Picking back up where we last left off is Stratagem 25: Replace the Beams and Pillars with Rotten Timber. Almost everything relies on certain resources or systems, and your enemy is no exception to this. If you replace those resources with systems under your control, you can then play to your advantage. Good plot twists are a good example of this. The audience is expecting a certain set events, but when you switch out those expectations with an unexpected turn of events, then you hold their attention more. If you get an appropriate opportunity, why not try implementing a plot twist into your work?


Let’s say you want to express your anger with someone, but you can’t directly do it because you’d get in trouble.
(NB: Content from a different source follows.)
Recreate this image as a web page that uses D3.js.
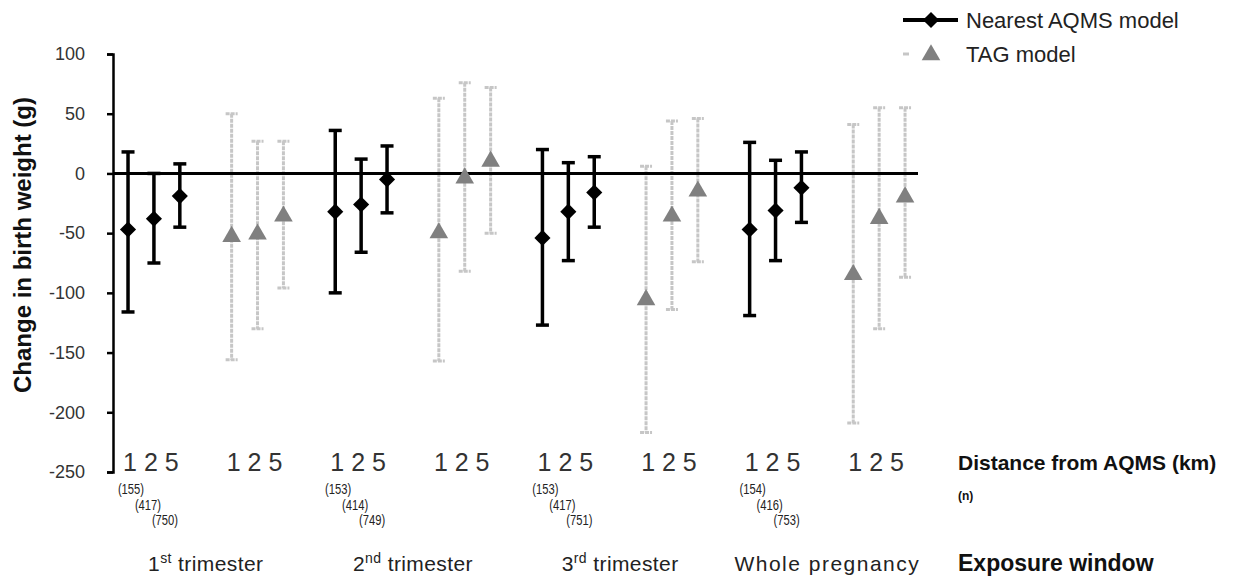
<!DOCTYPE html>
<html>
<head>
<meta charset="utf-8">
<script src="https://cdn.jsdelivr.net/npm/d3@7"></script>
<style>
  body { margin: 0; background: #fff; }
  svg { display: block; font-family: "Liberation Sans", Arial, sans-serif; }
</style>
</head>
<body>
<svg width="1247" height="578"></svg>
<script>
//data
const windowLabels = ["1st trimester", "2nd trimester", "3rd trimester", "Whole pregnancy"];
const distances = ["1", "2", "5"];
const nCounts = [[155, 417, 750], [153, 414, 749], [153, 417, 751], [154, 416, 753]];

// nearest AQMS model
const aqmsEst  = [[-47, -38, -19], [-32, -26, -5], [-54, -32, -16], [-47, -31, -12]];
const aqmsLow  = [[-116, -75, -45], [-100, -66, -33], [-127, -73, -45], [-119, -73, -41]];
const aqmsHigh = [[18, 0, 8], [36, 12, 23], [20, 9, 14], [26, 11, 18]];

// TAG model
const tagEst  = [[-52, -50, -35], [-49, -3, 11], [-105, -35, -14], [-84, -37, -19]];
const tagLow  = [[-156, -130, -96], [-157, -82, -50], [-217, -114, -74], [-209, -130, -87]];
const tagHigh = [[50, 27, 27], [63, 76, 72], [6, 44, 46], [41, 55, 55]];

const yTicks = [100, 50, 0, -50, -100, -150, -200, -250];
const seriesNames = ["Nearest AQMS model", "TAG model"];

//scales
const slot = (w, m, j) => (w * 2 + m) * 4 + j;

const x = d3.scaleLinear()
    .domain([-0.58, 30.5])
    .range([113, 918]);

const y = d3.scaleLinear()
    .domain([-250, 100])
    .range([472, 54]);

const svg = d3.select("svg");

//rows
function rows(est, low, high, m) {
    let out = [];
    est.forEach((g, w) => g.forEach((v, j) => {
        out.push({w: w, j: j, x: x(slot(w, m, j)), est: v, low: low[w][j], high: high[w][j]});
    }));
    return out;
}
const aqms = rows(aqmsEst, aqmsLow, aqmsHigh, 0);
const tag = rows(tagEst, tagLow, tagHigh, 1);

//y axis
const gY = svg.append("g")
    .attr("transform", "translate(113,0)")
    .call(d3.axisLeft(y)
        .tickValues(yTicks)
        .tickSize(6)
        .tickPadding(22)
        .tickFormat(d => String(d)));
gY.select(".domain").attr("stroke", "#000").attr("stroke-width", 2.5);
gY.selectAll(".tick line").attr("stroke", "#000").attr("stroke-width", 2.5);
gY.selectAll(".tick text")
    .attr("fill", "#333")
    .style("font-size", "18px")
    .style("font-family", "'Liberation Sans', Arial, sans-serif");

//error bars
function errorBars(data, color, width, capW, dash) {
    let g = svg.append("g");
    g.selectAll(".stem").data(data).enter().append("line")
        .attr("x1", d => d.x).attr("x2", d => d.x)
        .attr("y1", d => y(d.high)).attr("y2", d => y(d.low))
        .attr("stroke", color).attr("stroke-width", width)
        .attr("stroke-dasharray", dash);
    ["high", "low"].forEach(k => {
        g.selectAll(".cap-" + k).data(data).enter().append("line")
            .attr("x1", d => d.x - capW / 2).attr("x2", d => d.x + capW / 2)
            .attr("y1", d => y(d[k])).attr("y2", d => y(d[k]))
            .attr("stroke", color).attr("stroke-width", width)
            .attr("stroke-dasharray", dash);
    });
}

errorBars(tag, "#c6c6c6", 3, 12, "4,1");

//zero line
svg.append("line")
    .attr("x1", x.range()[0]).attr("x2", x.range()[1])
    .attr("y1", y(0)).attr("y2", y(0))
    .attr("stroke", "#000").attr("stroke-width", 3);

const tri = d3.symbol().type(d3.symbolTriangle).size(150);
const dia = d3.symbol().type(d3.symbolSquare).size(130);

svg.append("g").selectAll("path").data(tag).enter().append("path")
    .attr("d", tri)
    .attr("transform", d => "translate(" + d.x + "," + (y(d.est) + 1) + ")")
    .attr("fill", "#808080");

errorBars(aqms, "#000", 3.5, 13, null);

svg.append("g").selectAll("path").data(aqms).enter().append("path")
    .attr("d", dia)
    .attr("transform", d => "translate(" + d.x + "," + y(d.est) + ") rotate(45)")
    .attr("fill", "#000");

//distance labels
for (let w = 0; w < windowLabels.length; w++) {
    for (let m = 0; m < 2; m++) {
        svg.append("text")
            .attr("x", x(slot(w, m, 1)) - 3)
            .attr("y", 471)
            .attr("text-anchor", "middle")
            .attr("fill", "#333")
            .style("font-size", "25px")
            .text(distances.join(" "));
    }
    // n counts, staggered under nearest AQMS cluster
    nCounts[w].forEach((n, j) => {
        svg.append("text")
            .attr("transform", "translate(" + (x(slot(w, 0, 1)) - 6 + (j - 1) * 17) + "," + (494 + j * 15.5) + ") scale(0.8,1)")
            .attr("text-anchor", "middle")
            .attr("fill", "#222")
            .style("font-size", "14px")
            .text("(" + n + ")");
    });
    // exposure window label
    let cx = (x(slot(w, 0, 0)) + x(slot(w, 1, 2))) / 2;
    let lab = svg.append("text")
        .attr("x", cx)
        .attr("y", 571)
        .attr("text-anchor", "middle")
        .attr("fill", "#222")
        .style("font-size", "21px")
        .style("letter-spacing", "0.4px");
    let mt = windowLabels[w].match(/^(\d)(st|nd|rd)(.*)$/);
    if (mt) {
        lab.append("tspan").text(mt[1]);
        lab.append("tspan").attr("dy", -8).style("font-size", "14px").text(mt[2]);
        lab.append("tspan").attr("dy", 8).text(mt[3]);
    } else {
        lab.style("letter-spacing", "1.5px").text(windowLabels[w]);
    }
}

//right side labels
svg.append("text")
    .attr("x", 958).attr("y", 470)
    .attr("fill", "#111")
    .style("font-size", "21px").style("font-weight", "bold")
    .text("Distance from AQMS (km)");
svg.append("text")
    .attr("x", 958).attr("y", 500)
    .attr("fill", "#111")
    .style("font-size", "12px").style("font-weight", "bold")
    .text("(n)");
svg.append("text")
    .attr("x", 958).attr("y", 571)
    .attr("fill", "#111")
    .style("font-size", "23px").style("font-weight", "bold")
    .text("Exposure window");

//y title
svg.append("text")
    .attr("transform", "translate(31,245) rotate(-90)")
    .attr("text-anchor", "middle")
    .attr("fill", "#111")
    .style("font-size", "24px").style("font-weight", "bold")
    .text("Change in birth weight (g)");

//legend
const legend = svg.append("g");
legend.append("line")
    .attr("x1", 903).attr("x2", 958).attr("y1", 20).attr("y2", 20)
    .attr("stroke", "#000").attr("stroke-width", 4);
legend.append("path")
    .attr("d", dia)
    .attr("transform", "translate(931,20) rotate(45)")
    .attr("fill", "#000");
legend.append("line")
    .attr("x1", 903).attr("x2", 909).attr("y1", 54).attr("y2", 54)
    .attr("stroke", "#c6c6c6").attr("stroke-width", 3);
legend.append("path")
    .attr("d", tri)
    .attr("transform", "translate(931,55)")
    .attr("fill", "#808080");
seriesNames.forEach((s, i) => {
    legend.append("text")
        .attr("x", 966).attr("y", 20 + i * 34)
        .attr("dy", "0.35em")
        .attr("fill", "#222")
        .style("font-size", "22px")
        .text(s);
});
</script>
</body>
</html>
What do you do? Veil the insult, making it look like you could be insulting something else. If you don’t name the offender, then they can’t call you out on it because they can’t be sure if it was directed at them. That’s the logic behind Stratagem 26, Point At The Mulberry And Curse The Locust. The example in this case should be pretty clear: vent your frustrations with a certain student/teacher through a more creative means such as poetry or art.
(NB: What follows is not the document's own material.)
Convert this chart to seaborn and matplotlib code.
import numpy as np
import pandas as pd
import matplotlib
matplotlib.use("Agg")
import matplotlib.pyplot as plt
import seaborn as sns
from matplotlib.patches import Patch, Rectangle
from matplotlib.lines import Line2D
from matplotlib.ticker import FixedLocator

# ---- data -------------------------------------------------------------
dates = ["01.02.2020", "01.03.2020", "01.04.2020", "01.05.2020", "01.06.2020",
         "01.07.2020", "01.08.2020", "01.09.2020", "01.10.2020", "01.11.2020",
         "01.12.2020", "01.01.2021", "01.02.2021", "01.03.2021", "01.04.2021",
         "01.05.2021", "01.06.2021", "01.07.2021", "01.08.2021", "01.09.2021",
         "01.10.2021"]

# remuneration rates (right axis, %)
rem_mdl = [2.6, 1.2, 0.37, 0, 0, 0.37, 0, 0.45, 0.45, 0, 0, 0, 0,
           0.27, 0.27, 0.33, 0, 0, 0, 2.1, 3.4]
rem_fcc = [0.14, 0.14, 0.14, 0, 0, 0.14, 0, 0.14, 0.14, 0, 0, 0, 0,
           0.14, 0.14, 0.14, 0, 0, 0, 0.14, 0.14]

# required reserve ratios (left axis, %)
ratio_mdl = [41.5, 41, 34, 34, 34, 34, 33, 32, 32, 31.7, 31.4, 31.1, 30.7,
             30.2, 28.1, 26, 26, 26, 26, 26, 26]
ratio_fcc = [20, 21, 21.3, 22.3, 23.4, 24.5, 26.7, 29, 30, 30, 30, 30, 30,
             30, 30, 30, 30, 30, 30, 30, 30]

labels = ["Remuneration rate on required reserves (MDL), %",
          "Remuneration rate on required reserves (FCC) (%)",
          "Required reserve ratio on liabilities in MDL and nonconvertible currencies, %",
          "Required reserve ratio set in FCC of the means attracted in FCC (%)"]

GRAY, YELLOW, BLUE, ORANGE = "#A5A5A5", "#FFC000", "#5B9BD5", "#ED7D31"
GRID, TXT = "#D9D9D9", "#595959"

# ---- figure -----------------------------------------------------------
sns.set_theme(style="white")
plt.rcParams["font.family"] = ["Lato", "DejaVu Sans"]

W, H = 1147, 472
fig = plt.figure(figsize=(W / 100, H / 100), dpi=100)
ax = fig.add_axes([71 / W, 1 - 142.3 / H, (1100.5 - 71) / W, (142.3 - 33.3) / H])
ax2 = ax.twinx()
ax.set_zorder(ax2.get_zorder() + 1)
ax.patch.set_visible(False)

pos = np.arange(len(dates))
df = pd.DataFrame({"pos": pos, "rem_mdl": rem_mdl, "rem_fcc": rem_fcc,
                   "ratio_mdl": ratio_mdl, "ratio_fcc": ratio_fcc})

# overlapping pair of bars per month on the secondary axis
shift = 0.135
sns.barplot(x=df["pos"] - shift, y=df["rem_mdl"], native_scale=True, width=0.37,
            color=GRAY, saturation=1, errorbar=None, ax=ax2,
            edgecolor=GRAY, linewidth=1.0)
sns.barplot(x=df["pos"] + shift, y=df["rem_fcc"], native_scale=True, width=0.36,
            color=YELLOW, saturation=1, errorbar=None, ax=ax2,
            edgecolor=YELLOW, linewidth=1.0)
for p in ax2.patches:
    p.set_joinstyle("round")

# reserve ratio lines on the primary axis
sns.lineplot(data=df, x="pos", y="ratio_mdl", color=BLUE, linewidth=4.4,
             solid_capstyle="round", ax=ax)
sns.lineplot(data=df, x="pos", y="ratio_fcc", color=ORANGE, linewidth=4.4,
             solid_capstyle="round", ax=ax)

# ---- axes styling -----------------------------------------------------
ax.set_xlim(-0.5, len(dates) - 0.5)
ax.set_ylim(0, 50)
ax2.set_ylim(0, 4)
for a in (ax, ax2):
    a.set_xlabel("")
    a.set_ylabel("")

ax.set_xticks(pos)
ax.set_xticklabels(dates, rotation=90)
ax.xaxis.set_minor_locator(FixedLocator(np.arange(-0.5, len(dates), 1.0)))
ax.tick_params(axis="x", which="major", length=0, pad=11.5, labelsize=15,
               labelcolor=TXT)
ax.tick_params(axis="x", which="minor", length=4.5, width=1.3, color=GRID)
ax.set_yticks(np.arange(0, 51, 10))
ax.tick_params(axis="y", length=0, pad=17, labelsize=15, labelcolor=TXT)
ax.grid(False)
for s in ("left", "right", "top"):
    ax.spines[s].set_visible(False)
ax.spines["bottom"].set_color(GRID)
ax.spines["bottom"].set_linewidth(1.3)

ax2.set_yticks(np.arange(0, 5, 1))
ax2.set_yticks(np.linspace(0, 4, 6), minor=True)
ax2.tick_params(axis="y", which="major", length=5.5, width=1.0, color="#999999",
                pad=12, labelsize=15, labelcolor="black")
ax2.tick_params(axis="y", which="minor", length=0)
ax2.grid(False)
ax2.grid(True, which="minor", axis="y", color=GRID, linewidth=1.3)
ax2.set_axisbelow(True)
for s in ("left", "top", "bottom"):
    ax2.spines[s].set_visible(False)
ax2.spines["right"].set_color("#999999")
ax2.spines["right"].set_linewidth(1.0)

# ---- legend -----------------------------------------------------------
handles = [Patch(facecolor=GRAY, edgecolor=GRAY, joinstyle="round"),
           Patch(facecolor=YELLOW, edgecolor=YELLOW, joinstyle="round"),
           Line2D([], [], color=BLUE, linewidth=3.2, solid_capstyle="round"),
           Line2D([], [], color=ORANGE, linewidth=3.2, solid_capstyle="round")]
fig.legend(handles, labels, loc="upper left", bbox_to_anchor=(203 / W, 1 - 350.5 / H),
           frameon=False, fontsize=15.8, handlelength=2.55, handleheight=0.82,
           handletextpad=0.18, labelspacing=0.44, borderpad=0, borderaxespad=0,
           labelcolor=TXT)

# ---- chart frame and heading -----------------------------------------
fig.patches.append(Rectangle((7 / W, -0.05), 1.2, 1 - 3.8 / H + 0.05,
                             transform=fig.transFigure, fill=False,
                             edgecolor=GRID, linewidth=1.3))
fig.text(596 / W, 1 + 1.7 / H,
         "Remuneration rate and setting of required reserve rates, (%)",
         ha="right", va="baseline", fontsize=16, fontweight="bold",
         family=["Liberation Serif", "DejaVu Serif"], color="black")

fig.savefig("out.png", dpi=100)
Stratagem 27, Play Dumb While Remaining Smart, is simple; stay smart while playing dumb so that your enemy underestimates you. It’s rewarding to get all A’s, but the problem with this is that expectations often get raised to unrealistic levels of upkeep. Even a B+ won’t amount to anything anymore, and the pressure of maintaining such a streak just keeps building. If you feel like you’ve been pulled into this vicious cycle, then just remember that nobody is perfect, myself included. It’s not the end of the world if you don’t get an A. If you get a B or a C, so what? You can recover from a misstep or two.


One way to keep moving forward is to cut off any means of retreat: if you can’t go back, then you have no choice but to keep going forward. That’s Stratagem 28, Pull Down The Ladder After The Ascent, in a nutshell. When I have something I need to memorize, I seek out a quiet place free from distractions. Once I’ve found it, then I stay in that place until I have the thing memorized. Unless the place’s peace is compromised, I don’t allow myself to leave until my memorization goal is completed.
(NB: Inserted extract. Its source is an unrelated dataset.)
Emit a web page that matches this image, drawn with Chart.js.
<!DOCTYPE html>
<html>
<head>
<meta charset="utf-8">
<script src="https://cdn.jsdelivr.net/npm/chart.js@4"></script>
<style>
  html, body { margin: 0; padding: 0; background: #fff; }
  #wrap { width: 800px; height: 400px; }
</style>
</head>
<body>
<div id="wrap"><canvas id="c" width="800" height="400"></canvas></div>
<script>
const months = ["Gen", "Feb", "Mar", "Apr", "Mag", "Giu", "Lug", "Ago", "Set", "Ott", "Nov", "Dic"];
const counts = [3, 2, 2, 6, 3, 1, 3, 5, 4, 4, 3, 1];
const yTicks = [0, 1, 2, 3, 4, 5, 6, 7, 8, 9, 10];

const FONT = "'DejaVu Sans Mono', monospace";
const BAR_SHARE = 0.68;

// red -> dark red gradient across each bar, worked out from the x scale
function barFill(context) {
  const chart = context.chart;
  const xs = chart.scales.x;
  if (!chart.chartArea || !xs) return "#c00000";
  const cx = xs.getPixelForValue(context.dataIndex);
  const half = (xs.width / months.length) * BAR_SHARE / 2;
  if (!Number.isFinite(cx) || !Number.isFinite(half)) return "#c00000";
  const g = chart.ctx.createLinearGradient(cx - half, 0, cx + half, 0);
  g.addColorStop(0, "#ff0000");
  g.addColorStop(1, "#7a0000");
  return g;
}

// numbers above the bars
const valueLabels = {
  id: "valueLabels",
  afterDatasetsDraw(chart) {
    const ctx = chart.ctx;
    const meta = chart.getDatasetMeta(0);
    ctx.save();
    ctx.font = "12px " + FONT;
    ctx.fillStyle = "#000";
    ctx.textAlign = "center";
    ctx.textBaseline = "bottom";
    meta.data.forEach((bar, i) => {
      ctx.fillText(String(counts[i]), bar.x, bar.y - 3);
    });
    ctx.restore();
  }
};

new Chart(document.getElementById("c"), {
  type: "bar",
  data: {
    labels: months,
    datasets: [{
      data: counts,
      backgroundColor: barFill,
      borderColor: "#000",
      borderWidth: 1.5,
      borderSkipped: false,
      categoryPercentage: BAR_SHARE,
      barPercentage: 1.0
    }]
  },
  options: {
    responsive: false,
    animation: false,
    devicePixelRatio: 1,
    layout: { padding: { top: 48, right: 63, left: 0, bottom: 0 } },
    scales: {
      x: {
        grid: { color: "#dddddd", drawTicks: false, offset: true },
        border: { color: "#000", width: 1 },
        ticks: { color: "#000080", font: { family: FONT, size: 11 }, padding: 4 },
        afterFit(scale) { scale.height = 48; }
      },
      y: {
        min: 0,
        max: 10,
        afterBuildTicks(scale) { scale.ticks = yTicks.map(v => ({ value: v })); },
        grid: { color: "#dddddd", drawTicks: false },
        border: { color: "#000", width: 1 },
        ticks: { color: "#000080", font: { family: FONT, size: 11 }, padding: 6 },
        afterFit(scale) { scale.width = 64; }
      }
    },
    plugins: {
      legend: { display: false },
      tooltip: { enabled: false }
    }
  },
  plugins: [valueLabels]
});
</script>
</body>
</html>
Regarding the Great Wall of China, did you know that a third of it has been lost due to a combination of vandalism and natural erosion? The wall itself dates back 2700 years, but most of what remains is the brick and stone reinforcements added during the Ming Dynasty. How does this relate to my next point? It doesn’t, it’s just filler content–there’s an interesting historical fact for you. Stratagem 29, Deck The Tree With Bogus Blossoms, is to make something with little value appear more valuable than it actually is. You might’ve thought I was going to use that information to demonstrate a relevant point, but it’s just there as an interesting piece of trivia. It’s meant purely to extend the space taken by this entry, just as this sentence is doing right now. My examples here have no subtlety whatsoever, but with better word and/or phrasing choices, then you too can extend the amount of words you take up within a paragraph in case you need to reach some sort of word limit.


Do you want more power in school affairs? If so, then Stratagem 30, Make The Host And The Guest Exchange Places, may apply to you. This stratagem is a process with several steps: infiltrate the enemy ranks, cooperate with them and gain their trust, and then take control. I’m not well-versed in student politics, but a parallel can be drawn here with regards to the student election several weeks ago. A candidate must first infiltrate the inner workings of the school, then cooperate with others and gain their trust. If all goes well, then the student body will elect the candidate for their desired position, and they’ll get the power associated with that position. It’s too late to use this stratagem right now, but perhaps next year?


This concludes the fifth set of the 36 Stratagems, the Stratagems for Gaining Ground. The sixth and final set of the 36 Stratagems, the Stratagems for Desperate Straits, focus on situations in which victory is highly improbable. Given how close that issue is to the final exam dates, it’s an oddly appropriate conclusion to this series. For now though, don’t give up hope! Keep moving forward, you can do it!